Le dinar ne cesse de chuter, et entraîne avec lui, l’espoir d’une vie meilleure. Cette reprise de la migration pour Bechir Jaidi, conseiller municipal de Zarzis, n’est pas uniquement lié à un problème économique. 

Fuir, plutôt que tenter de construire dans son propre pays. Preuve d’une 
grande défiance envers la politique d’une grande impatience aussi. La liberté ne suffit pas pour rester. Ici l’avenir s’appelle Lampedusa, à quelques heures de bateau seulement. Et désormais, plus de passeur ou de filière organisée, la génération smartphone n’a besoin de personne.
 

Des pêcheurs passeurs ? 

Les autorités italiennes ont ainsi accusé Chamsedine Bourrasine, pêcheur et président du syndicat des pêcheurs de Zarzis, d’être un passeur. Accusation contredite ensuite par les images de surveillance de Frontex. Mais cette accusation est surtout un message politique adressé à la société civile comme aux ONG de secours en mer. Désormais, l’aide aux migrants sera criminalisée. 
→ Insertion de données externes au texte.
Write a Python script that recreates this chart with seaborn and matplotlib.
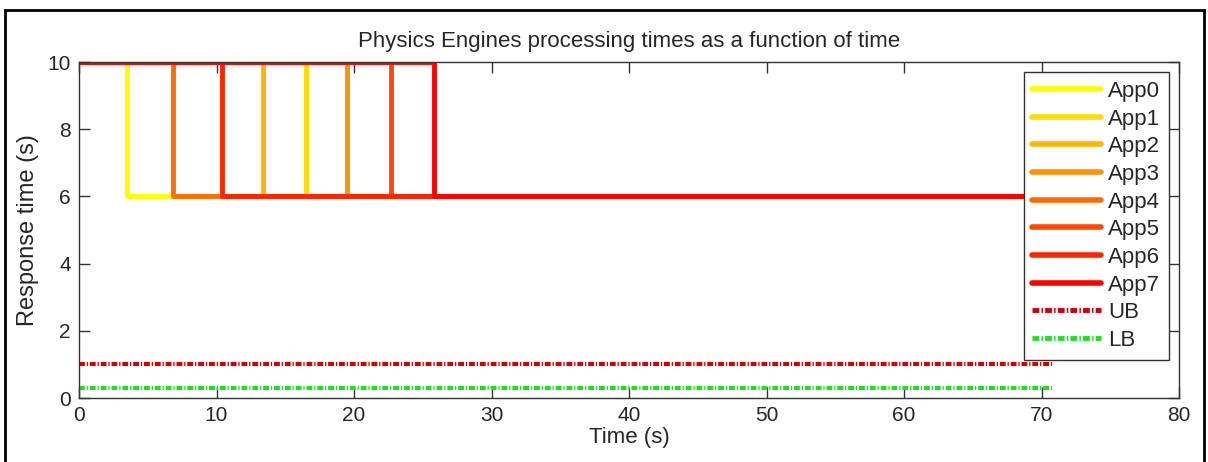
import numpy as np
import pandas as pd
import matplotlib
matplotlib.use("Agg")
import matplotlib.pyplot as plt
import seaborn as sns
from matplotlib.patches import Rectangle

# ---- data ----
apps = ["App0", "App1", "App2", "App3", "App4", "App5", "App6", "App7"]
drop_times = [3.5, 16.5, 13.4, 19.5, 6.8, 22.7, 10.4, 25.8]
high_value = 10
low_value = 6
end_time = 70.8
ub_value = 1.0
lb_value = 0.3
x_ticks = [0, 10, 20, 30, 40, 50, 60, 70, 80]
y_ticks = [0, 2, 4, 6, 8, 10]

colors = [(1.0, 1.0 - i / 7.0, 0.0) for i in range(8)]
ub_color = "#cc0000"
lb_color = "#22dd22"
dashdot = (0, (1.4, 0.45, 0.3, 0.45))

rows = []
for app, t in zip(apps, drop_times):
    for order, (x, y) in enumerate([(0, high_value), (t, high_value), (t, low_value), (end_time, low_value)]):
        rows.append({"app": app, "time": x, "resp": y, "order": order})
df = pd.DataFrame(rows)

sns.set_theme(style="white")
plt.rcParams["font.family"] = ["Liberation Sans", "DejaVu Sans"]

fig = plt.figure(figsize=(12.08, 4.62), dpi=100)
ax = fig.add_axes([79 / 1208, 1 - 398 / 462, 1100 / 1208, 336 / 462])

sns.lineplot(data=df, x="time", y="resp", hue="app", hue_order=apps,
             palette=colors, sort=False, estimator=None, units="app",
             linewidth=3.5, ax=ax, legend=False)

bx = [0, end_time]
ax.plot(bx, [ub_value, ub_value], color=ub_color, lw=3, linestyle=dashdot)
ax.plot(bx, [lb_value, lb_value], color=lb_color, lw=3, linestyle=dashdot)

ax.set_xlim(0, 80)
ax.set_ylim(0, 10)
ax.set_xticks(x_ticks)
ax.set_yticks(y_ticks)
ax.tick_params(direction="in", length=8, width=1, color="#333333",
               top=True, right=True, bottom=True, left=True, labelsize=15, pad=6)
for s in ax.spines.values():
    s.set_visible(True)
    s.set_color("#333333")
    s.set_linewidth(1)

ax.set_xlabel("Time (s)", fontsize=16, labelpad=1)
ax.set_ylabel("Response time (s)", fontsize=17, labelpad=6)
ax.set_title("Physics Engines processing times as a function of time", fontsize=16, pad=11)

handles = [plt.Line2D([], [], color=c, lw=4) for c in colors]
handles.append(plt.Line2D([], [], color=ub_color, lw=3.5, linestyle=dashdot))
handles.append(plt.Line2D([], [], color=lb_color, lw=3.5, linestyle=dashdot))
labels = apps + ["UB", "LB"]
leg = ax.legend(handles, labels, loc="upper right", bbox_to_anchor=(1169 / 1208, 1 - 72 / 462),
                bbox_transform=fig.transFigure, fontsize=16, frameon=True, fancybox=False,
                framealpha=1, handlelength=3.1, labelspacing=0.3, borderpad=0.4,
                handletextpad=0.3, borderaxespad=0)
leg.get_frame().set_edgecolor("#333333")
leg.get_frame().set_linewidth(1)

fig.patches.append(Rectangle((5 / 1208, -0.1), (1204 - 5) / 1208, 1.1 - 10 / 462,
                             transform=fig.transFigure, fill=False, edgecolor="black",
                             linewidth=2, clip_on=False))

fig.savefig("out.png", dpi=100)
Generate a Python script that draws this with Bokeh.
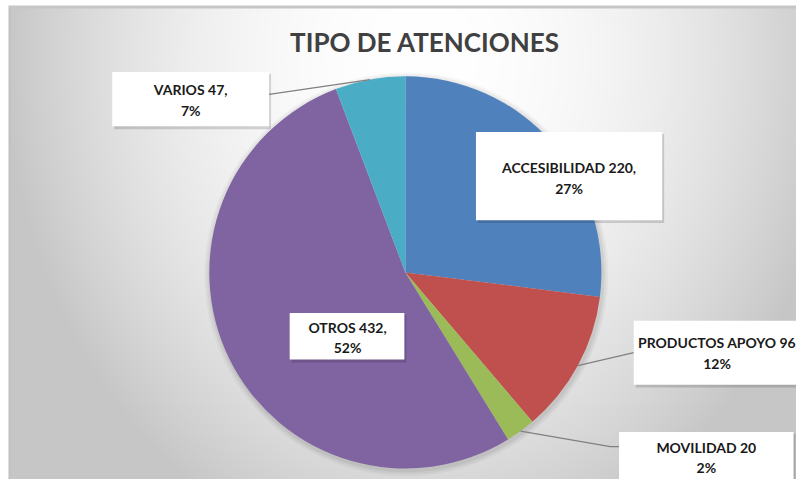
import numpy as np
from bokeh.plotting import figure
from bokeh.models import Range1d
from bokeh.core.properties import value
from bokeh.embed import file_html
from bokeh.resources import INLINE

# ---- data ----
title = "TIPO DE ATENCIONES"
categories = ["ACCESIBILIDAD", "PRODUCTOS APOYO", "MOVILIDAD", "OTROS", "VARIOS"]
values = [220, 96, 20, 432, 47]
percent_labels = ["27%", "12%", "2%", "52%", "7%"]
separators = [",", "", "", ",", ","]

# ---- style ----
colors = ["#4F81BD", "#C0504D", "#9BBB59", "#8064A2", "#4BACC6"]
W, H = 796, 479          # figure size in px
RW, RH = 812, 495        # layout space (reference pixel grid)


def Y(sy):
    # layout y (top-down) -> data y
    return RH - sy


p = figure(width=W, height=H, output_backend="svg", toolbar_location=None,
           x_range=Range1d(0, RW), y_range=Range1d(0, RH),
           min_border=0, outline_line_color=None)
p.axis.visible = False
p.grid.visible = False
p.background_fill_color = "white"
p.border_fill_color = "white"

# background radial gradient (Excel chart area), starts at (8, 5)
xs = np.arange(RW) + 0.5
ys = np.arange(RH) + 0.5
GX, GY = np.meshgrid(xs, ys)
d2 = ((GX - 430) / 420.0) ** 2 + ((GY - 60) / 520.0) ** 2
g = np.clip(255 - 55 * d2, 198, 255)
g[:, 8:10] = np.minimum(g[:, 8:10], 192)
g[5:8, 8:] = 198
g[:, :8] = 255
g[:5, :] = 255
img = np.empty((RH, RW), dtype=np.uint32)
view = img.view(dtype=np.uint8).reshape((RH, RW, 4))
gv = g.astype(np.uint8)[::-1]
view[:, :, 0] = gv
view[:, :, 1] = gv
view[:, :, 2] = gv
view[:, :, 3] = 255
p.image_rgba(image=[img], x=0, y=0, dw=RW, dh=RH)

# ---- pie ----
cx, cy, r = 413, Y(281), 200
ry = r * (W / RW) / (H / RH)   # radius in y data units
total = float(sum(values))
fr = np.array(values) / total
cum = np.concatenate([[0], np.cumsum(fr)])
start = np.pi / 2 - cum[:-1] * 2 * np.pi
end = np.pi / 2 - cum[1:] * 2 * np.pi
mid = (start + end) / 2

# soft shadow
for k, a in [(6, 0.03), (4, 0.04), (2, 0.05)]:
    p.circle(x=[cx + 1], y=[cy - 2], radius=r + k, fill_color="black",
             fill_alpha=a, line_color=None)

p.wedge(x=cx, y=cy, radius=r, start_angle=start, end_angle=end,
        direction="clock", fill_color=colors, line_color=None)

# ---- labels ----
# box (left, top, right, bottom), text center x, line1 y, line2 y (layout px)
boxes = {
    0: (485, 136, 675, 227, 580, 173, 194),
    1: (646, 331, 830, 397, 731, 353, 375),
    2: (631, 446, 809, 520, 720, 462, 483),
    3: (295, 323, 412, 371, 354, 338, 359),
    4: (114, 74, 274, 130, 194, 92, 114),
}
# leader line outer anchor points, for outside labels
leaders = {
    1: [(646, 364)],
    2: [(631, 461), (622, 461)],
    4: [(274, 97)],
}
for i, pts in leaders.items():
    ex = cx + r * np.cos(mid[i])
    ey = cy + ry * np.sin(mid[i])
    lx = [pt[0] for pt in pts] + [ex]
    ly = [Y(pt[1]) for pt in pts] + [ey]
    p.line(x=lx, y=ly, line_color="#808080", line_width=1.3)

for i in range(len(categories)):
    l, t, rr, b, tx, ty1, ty2 = boxes[i]
    p.quad(left=l + 2, right=rr + 2, top=Y(t + 2), bottom=Y(b + 3),
           fill_color="black", fill_alpha=0.15, line_color=None)
    p.quad(left=l, right=rr, top=Y(t), bottom=Y(b),
           fill_color="white", line_color=None)
    line1 = f"{categories[i]} {values[i]}{separators[i]}"
    p.text(x=[tx], y=[Y(ty1)], text=[line1], text_align="center",
           text_baseline="middle", text_font=value("Lato"),
           text_font_style="bold", text_font_size="14px", text_color="#1a1a1a")
    p.text(x=[tx], y=[Y(ty2)], text=[percent_labels[i]], text_align="center",
           text_baseline="middle", text_font=value("Lato"),
           text_font_style="bold", text_font_size="14px", text_color="#1a1a1a")

# title
p.text(x=[433], y=[Y(43)], text=[title], text_align="center",
       text_baseline="middle", text_font=value("Lato"),
       text_font_style="bold", text_font_size="26px", text_color="#404040")

open("out.html", "w").write(file_html(p, INLINE))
Pour contrer cette négation du droit international et maritime, plusieurs ONG ont décidé de venir à la rencontre des pêcheurs de Zarzis pour s’organiser. 

Ce jour là, trois organisations ont fait le déplacement. L’objectif est une meilleure coordination entre les sauveteurs au large. Mais cette réunion n’aura finalement pas lieu. Autorisé et bienvenu dans un premier temps, les autorités tunisiennes ont finalement interdit au troisième bateau humanitaire d’accoster. 
 

Les ONG entravées

Les deux ONG seront confinées au port puis invitées à reprendre la mer le lendemain. La pression mise sur les organismes de secours semble en partie faire son effet.L’Aquarius, le plus gros bateau de sauvetage présent en Méditerranée a décidé de stopper son activité. 

L’hiver s’installe sur le sud de la Tunisie. Les départ de migrants ont ralenti mais ils reprendront, en masse, dès le printemps. Selon le gouvernement italien, en 2018 plus de 5000 personnes se déclarant comme Tunisiens ont débarqué sur les côtes italiennes. C’est désormais la nationalité la plus représentée devant l’Erythrée. 5000 recensés auquel il faut rajouter tous ceux qui ont réussi à passer. On estime généralement qu’il faut multiplier leur nombre par trois. Zarzis, témoin et point de départ d’une jeunesse en fuite.